### Exercise
Faithfully return all lines, omitting every embedded picture.
** START Data shown **
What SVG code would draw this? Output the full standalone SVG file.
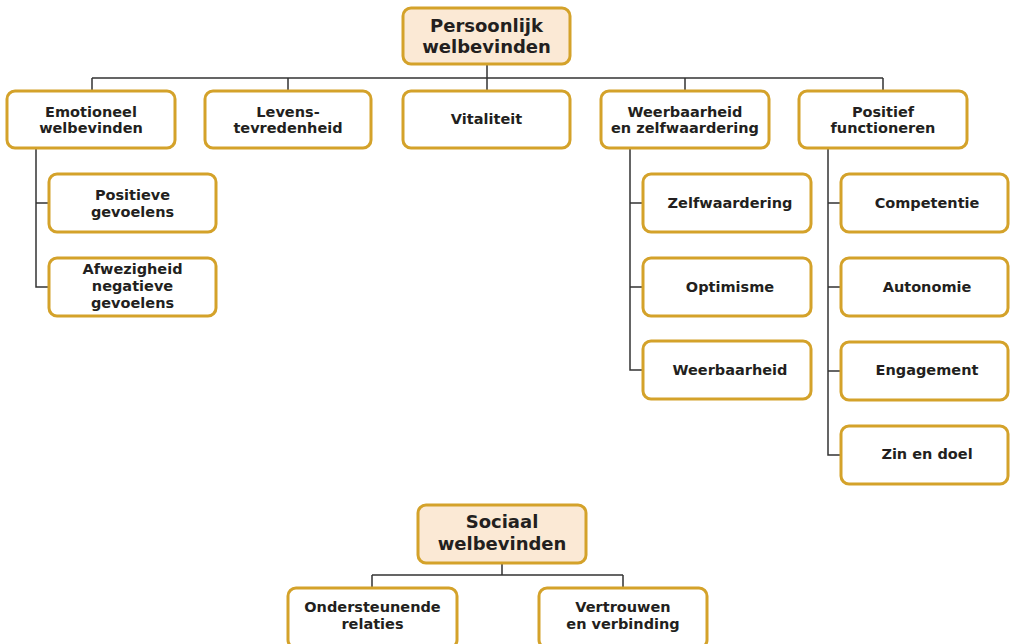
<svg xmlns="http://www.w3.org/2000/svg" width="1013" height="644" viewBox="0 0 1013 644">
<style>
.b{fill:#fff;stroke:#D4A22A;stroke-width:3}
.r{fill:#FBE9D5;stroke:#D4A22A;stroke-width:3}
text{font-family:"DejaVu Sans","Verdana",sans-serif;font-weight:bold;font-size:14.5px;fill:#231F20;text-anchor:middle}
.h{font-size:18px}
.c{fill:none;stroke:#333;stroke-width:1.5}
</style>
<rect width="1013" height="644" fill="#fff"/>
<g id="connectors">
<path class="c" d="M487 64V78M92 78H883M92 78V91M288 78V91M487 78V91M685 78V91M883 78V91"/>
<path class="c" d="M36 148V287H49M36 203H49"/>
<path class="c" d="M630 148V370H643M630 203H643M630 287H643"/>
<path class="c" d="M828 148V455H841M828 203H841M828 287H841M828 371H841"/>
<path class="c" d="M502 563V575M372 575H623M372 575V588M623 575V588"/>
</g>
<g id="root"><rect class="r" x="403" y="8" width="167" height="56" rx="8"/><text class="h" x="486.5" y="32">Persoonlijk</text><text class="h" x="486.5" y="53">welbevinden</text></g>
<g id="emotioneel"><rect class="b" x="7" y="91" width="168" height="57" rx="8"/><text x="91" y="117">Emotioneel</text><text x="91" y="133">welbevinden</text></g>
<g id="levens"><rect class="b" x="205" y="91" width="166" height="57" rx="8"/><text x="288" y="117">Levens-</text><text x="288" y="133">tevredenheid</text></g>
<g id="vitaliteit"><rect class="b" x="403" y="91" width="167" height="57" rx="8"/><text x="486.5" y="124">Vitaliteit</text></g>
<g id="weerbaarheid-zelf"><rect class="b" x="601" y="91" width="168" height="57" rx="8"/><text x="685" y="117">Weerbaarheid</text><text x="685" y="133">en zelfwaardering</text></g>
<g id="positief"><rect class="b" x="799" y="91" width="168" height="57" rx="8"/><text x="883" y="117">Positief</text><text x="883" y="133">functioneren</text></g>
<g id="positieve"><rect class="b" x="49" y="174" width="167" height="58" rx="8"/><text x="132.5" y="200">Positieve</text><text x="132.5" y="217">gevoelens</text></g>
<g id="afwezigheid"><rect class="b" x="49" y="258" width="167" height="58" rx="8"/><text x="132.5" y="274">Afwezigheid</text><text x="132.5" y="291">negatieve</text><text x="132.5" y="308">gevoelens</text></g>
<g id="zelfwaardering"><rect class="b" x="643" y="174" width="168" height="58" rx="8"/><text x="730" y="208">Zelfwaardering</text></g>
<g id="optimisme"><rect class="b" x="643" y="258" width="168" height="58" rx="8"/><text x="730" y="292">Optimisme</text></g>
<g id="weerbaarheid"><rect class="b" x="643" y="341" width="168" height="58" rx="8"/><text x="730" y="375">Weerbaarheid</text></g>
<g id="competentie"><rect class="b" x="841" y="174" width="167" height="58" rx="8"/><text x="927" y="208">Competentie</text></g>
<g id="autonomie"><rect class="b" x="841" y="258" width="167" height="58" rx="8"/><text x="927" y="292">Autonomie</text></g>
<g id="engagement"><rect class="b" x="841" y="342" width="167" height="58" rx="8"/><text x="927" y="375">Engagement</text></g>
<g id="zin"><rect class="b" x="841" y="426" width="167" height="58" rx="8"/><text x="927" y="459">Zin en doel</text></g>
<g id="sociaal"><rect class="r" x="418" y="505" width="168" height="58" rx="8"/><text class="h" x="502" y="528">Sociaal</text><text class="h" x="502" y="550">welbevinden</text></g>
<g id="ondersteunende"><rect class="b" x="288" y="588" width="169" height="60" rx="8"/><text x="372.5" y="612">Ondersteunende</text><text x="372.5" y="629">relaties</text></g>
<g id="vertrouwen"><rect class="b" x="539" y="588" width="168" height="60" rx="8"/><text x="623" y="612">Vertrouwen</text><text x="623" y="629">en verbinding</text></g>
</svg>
** END Data shown **
### Full response
What SVG code would draw this? Output the full standalone SVG file.
<svg xmlns="http://www.w3.org/2000/svg" width="1013" height="644" viewBox="0 0 1013 644">
<style>
.b{fill:#fff;stroke:#D4A22A;stroke-width:3}
.r{fill:#FBE9D5;stroke:#D4A22A;stroke-width:3}
text{font-family:"DejaVu Sans","Verdana",sans-serif;font-weight:bold;font-size:14.5px;fill:#231F20;text-anchor:middle}
.h{font-size:18px}
.c{fill:none;stroke:#333;stroke-width:1.5}
</style>
<rect width="1013" height="644" fill="#fff"/>
<g id="connectors">
<path class="c" d="M487 64V78M92 78H883M92 78V91M288 78V91M487 78V91M685 78V91M883 78V91"/>
<path class="c" d="M36 148V287H49M36 203H49"/>
<path class="c" d="M630 148V370H643M630 203H643M630 287H643"/>
<path class="c" d="M828 148V455H841M828 203H841M828 287H841M828 371H841"/>
<path class="c" d="M502 563V575M372 575H623M372 575V588M623 575V588"/>
</g>
<g id="root"><rect class="r" x="403" y="8" width="167" height="56" rx="8"/><text class="h" x="486.5" y="32">Persoonlijk</text><text class="h" x="486.5" y="53">welbevinden</text></g>
<g id="emotioneel"><rect class="b" x="7" y="91" width="168" height="57" rx="8"/><text x="91" y="117">Emotioneel</text><text x="91" y="133">welbevinden</text></g>
<g id="levens"><rect class="b" x="205" y="91" width="166" height="57" rx="8"/><text x="288" y="117">Levens-</text><text x="288" y="133">tevredenheid</text></g>
<g id="vitaliteit"><rect class="b" x="403" y="91" width="167" height="57" rx="8"/><text x="486.5" y="124">Vitaliteit</text></g>
<g id="weerbaarheid-zelf"><rect class="b" x="601" y="91" width="168" height="57" rx="8"/><text x="685" y="117">Weerbaarheid</text><text x="685" y="133">en zelfwaardering</text></g>
<g id="positief"><rect class="b" x="799" y="91" width="168" height="57" rx="8"/><text x="883" y="117">Positief</text><text x="883" y="133">functioneren</text></g>
<g id="positieve"><rect class="b" x="49" y="174" width="167" height="58" rx="8"/><text x="132.5" y="200">Positieve</text><text x="132.5" y="217">gevoelens</text></g>
<g id="afwezigheid"><rect class="b" x="49" y="258" width="167" height="58" rx="8"/><text x="132.5" y="274">Afwezigheid</text><text x="132.5" y="291">negatieve</text><text x="132.5" y="308">gevoelens</text></g>
<g id="zelfwaardering"><rect class="b" x="643" y="174" width="168" height="58" rx="8"/><text x="730" y="208">Zelfwaardering</text></g>
<g id="optimisme"><rect class="b" x="643" y="258" width="168" height="58" rx="8"/><text x="730" y="292">Optimisme</text></g>
<g id="weerbaarheid"><rect class="b" x="643" y="341" width="168" height="58" rx="8"/><text x="730" y="375">Weerbaarheid</text></g>
<g id="competentie"><rect class="b" x="841" y="174" width="167" height="58" rx="8"/><text x="927" y="208">Competentie</text></g>
<g id="autonomie"><rect class="b" x="841" y="258" width="167" height="58" rx="8"/><text x="927" y="292">Autonomie</text></g>
<g id="engagement"><rect class="b" x="841" y="342" width="167" height="58" rx="8"/><text x="927" y="375">Engagement</text></g>
<g id="zin"><rect class="b" x="841" y="426" width="167" height="58" rx="8"/><text x="927" y="459">Zin en doel</text></g>
<g id="sociaal"><rect class="r" x="418" y="505" width="168" height="58" rx="8"/><text class="h" x="502" y="528">Sociaal</text><text class="h" x="502" y="550">welbevinden</text></g>
<g id="ondersteunende"><rect class="b" x="288" y="588" width="169" height="60" rx="8"/><text x="372.5" y="612">Ondersteunende</text><text x="372.5" y="629">relaties</text></g>
<g id="vertrouwen"><rect class="b" x="539" y="588" width="168" height="60" rx="8"/><text x="623" y="612">Vertrouwen</text><text x="623" y="629">en verbinding</text></g>
</svg>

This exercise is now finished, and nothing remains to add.